EP by Dum Dum Girls
- Released: September 25, 2012
- Recorded: 2012
- Genre: Indie rock, shoegaze
- Length: 18:06
- Label: Sub Pop
- Producer: Richard Gottehrer and Sune Rose Wagner

Dum Dum Girls chronology
| Only in Dreams (2011) | End of Daze (2012) | Too True (2014) |

Singles from End of Daze
- "Lord Knows" Released: July 31, 2012;

= End of Daze =

End of Daze is the fourth EP by Dum Dum Girls, released September 25, 2012 by Sub Pop. This was the third Dum Dum Girls recording produced by Richard Gottehrer and the Raveonettes' Sune Rose Wagner, and the fourth overall for Gottehrer.

==Background==
Three songs from the EP ("Mine Tonight", "I Got Nothing" and "Trees and Flowers") were originally recorded for 2011's Only in Dreams, but were put aside for being "too different" and "atmospheric". These songs were intended to be used as B-sides; the cover of Strawberry Switchblade's "Trees and Flowers" was meant to accompany "Bedroom Eyes" on an unreleased 7" single. The remaining songs were recorded a year later in Chelsea, Manhattan.
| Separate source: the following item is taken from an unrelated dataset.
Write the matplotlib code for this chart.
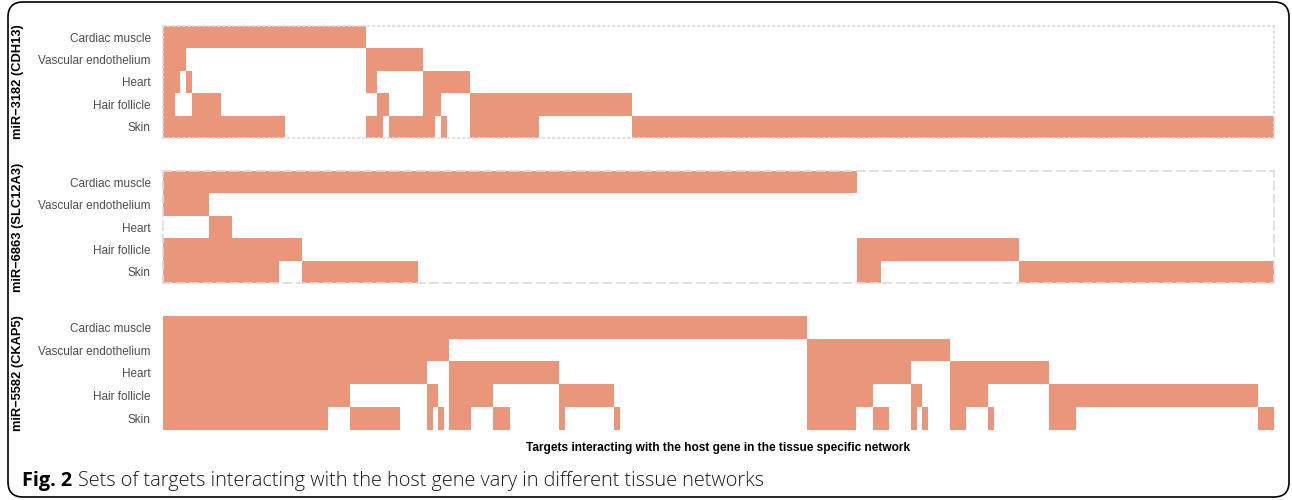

"Lord Knows" was released as a single on July 31, 2012.

==Reception==

Pitchfork awarded End of Daze its "Best New Music" designation, with a score of 8.3. In her review, Lindsay Zoladz wrote, "Garage rock is also a genre of quick burnouts, its best compilations scattered with one- or no-hit wonders whose most explosive fireworks burned bright for three minutes before vanishing altogether. So perhaps the most profound way that the Dum Dum Girls have transcended their influences is the simple fact that they've stuck around, pushed past their limits, and gotten that much better. End of Daze is their best release. Much more than a stop-gap between LPs, it's succinct but irrefutable proof that this band's dynamite has a long fuse."

Professional ratings
Review scores
| Source | Rating |
| Pitchfork | 8.3/10 |
| Consequence | C+ |
| NME |  |

==Track listing==

| No. | Title | Length |
|---|---|---|
| 1. | "Mine Tonight" | 3:26 |
| 2. | "I Got Nothing" | 3:16 |
| 3. | "Trees and Flowers" (Jill Bryson, Rose McDowall) | 4:01 |
| 4. | "Lord Knows" | 4:18 |
| 5. | "Season in Hell" | 3:04 |
| Total length: |  | 18:06 |

==Release history==

| Country | Date | Format | Label |
| Canada | September 25, 2012 | CD, digital download, vinyl | Sub Pop |
United States

The first 900 copies of the vinyl version of the EP were released on clear vinyl as a "Loser Edition".